Secondary Active Transport
137
The diffusing substance moves in the same direction as the transported substance.
Cotransport
138
The diffusing substance moves in a direction opposite to that of the transported substance.
Countertransport
139
This refers to a cellular process wherein large water-soluble molecules, which are typically resistant to transportation by carrier molecules, alongside small particles and complete cells, are conveyed across cellular membranes.
Vesicular Transport
140
This transportation mechanism primarily relies on specialized membrane-bound sacs.
Vesicles
141
This is the packaging of extracellular materials in a vesicle at the cell surface for import into the cell.
Endocytosis
142
What does Endocytosis involve?
Involves cells taking in substances from outside the cell by engulfing them in a vesicle derived from the cell membrane.
143
This is often used for endocytosis when solid particles are ingested.
Phagocytes (Cell-eating)
144
This is distinguished from phagocytosis in that much smaller vesicles are formed and they contain liquid rather than solid particles.
Pinocytosis (Cell-drinking) [BULK-PHASE ENDOCYTOSIS]
145
This is a form of endocytosis in which receptor proteins on the cell surface are used to capture a specific target molecule.
Receptor-Mediated Endocytosis
146
This is the release of substances from the cell through the fusion of a vesicle with the cell membrane.
Exocytosis
147
Where is Exocytosis important?
Secretory and Nerve Cells
148
This is the process of creating protein molecules
Protein Synthesis
149
This is the process whereby information stored in DNA directs protein synthesis; includes the processes of transcription and translation.
Gene Expression
150
This is the sequence of three nucleotides in mRNA that codes specific amino acids in a protein.
CODONS
151
How many codons and amino acids?
There are 64 possible mRNA codons, but only 20 amino acids.
152
This occurs in the nucleus.
Transcription
153
This is a series of events that takes place in a cell as it
grows and divides.
Cell Cycle
154
The longer phase of the cell cycle. With high metabolic activity and DNA replication.
Interphase
155
What happens during Interphase?
Production of additional organelles. This is where DNA exists as thin threads of chromatin
156
What happens during the S phase of interphrase?
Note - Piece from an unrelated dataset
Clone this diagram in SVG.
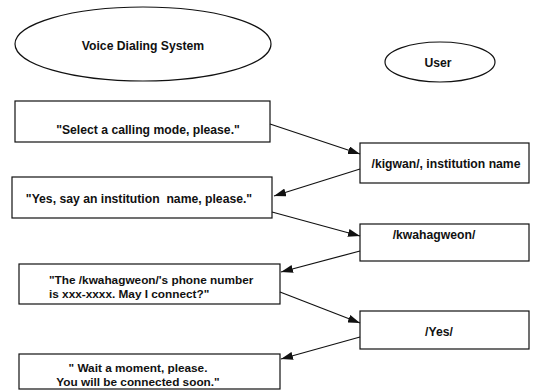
<svg xmlns="http://www.w3.org/2000/svg" width="533" height="390" viewBox="0 0 533 390">
<style>
.n{fill:#fff;stroke:#111;stroke-width:1.2}
.t{font-family:"Liberation Sans",Arial,sans-serif;font-size:12.2px;font-weight:bold;fill:#111}
.s{font-size:11.8px}
.c{text-anchor:middle}
.e{stroke:#111;stroke-width:1.2;fill:none;marker-end:url(#ah)}
</style>
<defs>
<marker id="ah" viewBox="0 0 12 8" refX="12" refY="4" markerWidth="12" markerHeight="8" markerUnits="userSpaceOnUse" orient="auto">
<path d="M0,0 L12,4 L0,8 Z" fill="#111"/>
</marker>
</defs>
<rect width="533" height="390" fill="#fff"/>
<g id="vds"><ellipse class="n" cx="143" cy="44" rx="128" ry="37"/><text class="t c" x="143" y="50">Voice Dialing System</text></g>
<g id="user"><ellipse class="n" cx="440" cy="62" rx="55" ry="20"/><text class="t c" x="438" y="67">User</text></g>
<g id="b1"><rect class="n" x="15" y="101" width="255" height="41"/><text class="t c" x="148" y="134">"Select a calling mode, please."</text></g>
<g id="b2"><rect class="n" x="360" y="143" width="169" height="40"/><text class="t c" x="446" y="168">/kigwan/, institution name</text></g>
<g id="b3"><rect class="n" x="12" y="177" width="260" height="41"/><text class="t c" x="139" y="203" xml:space="preserve">"Yes, say an institution  name, please."</text></g>
<g id="b4"><rect class="n" x="360" y="224" width="169" height="37"/><text class="t c" x="434" y="239">/kwahagweon/</text></g>
<g id="b5"><rect class="n" x="19" y="264" width="261" height="40"/><text class="t s" x="49" y="284">"The /kwahagweon/'s phone number</text><text class="t s" x="49" y="298">is xxx-xxxx. May I connect?"</text></g>
<g id="b6"><rect class="n" x="360" y="311" width="169" height="38"/><text class="t c" x="439" y="336">/Yes/</text></g>
<g id="b7"><rect class="n" x="19" y="354" width="261" height="35"/><text class="t s c" x="138" y="372">" Wait a moment, please.</text><text class="t s c" x="138" y="386">You will be connected soon."</text></g>
<g id="connectors">
<line class="e" x1="270" y1="124" x2="360" y2="154"/>
<line class="e" x1="360" y1="169" x2="274" y2="196"/>
<line class="e" x1="272" y1="212" x2="360" y2="236"/>
<line class="e" x1="360" y1="251" x2="281" y2="272"/>
<line class="e" x1="280" y1="292" x2="360" y2="323"/>
<line class="e" x1="360" y1="337" x2="281" y2="359"/>
</g>
</svg>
DNA molecules are replicated.
157
What is under the Mitotic Phase?
1. Mitosis
2. Cytokinesis
158
Steps in Mitosis
a. Prophase
b. Metaphase
c. Anaphase
d. Telophase
159
This is the formation of daughter cells from single-parent cells.
Cell Division
160
Each of our body cells except for reproductive
cells contain ________.
Diploid
161
This phase is where Chromatin condenses into chromosomes.
Prophase
162
What happens during Prophase?
○ Centrioles move to the opposite ends
○ Spindle fibers extend between the centriole pairs
○ Nucleolus and the nuclear envelope disappear
163
This phase is where all the genetic material condenses into chromosomes
Metaphase
164
What do you call the equator of the cell?
Equatorial Plane
165
This is the shortest phase
Anaphase
166
This phase is where the centromeres divide, and the sister chromatids of each chromosome are pulled apart
Anaphase
167
What structure separates the chromosomes?
Mitotic Spindle
168
What happens in Telophase?
○ Chromosomal movement stops
○ Chromosomes uncoil (chromatin)
○ Nuclear envelopes and the nucleoli form
○ Mitotic spindle breaks up
○ Cytoplasm begins to divide to form two cells
169
This is the division of the cell’s cytoplasm and organelles
Cytokinesis
170
What happens in Cytokinesis?
The formation of cleavage furrow and the Completion of cytokinesis marks the end of cell division.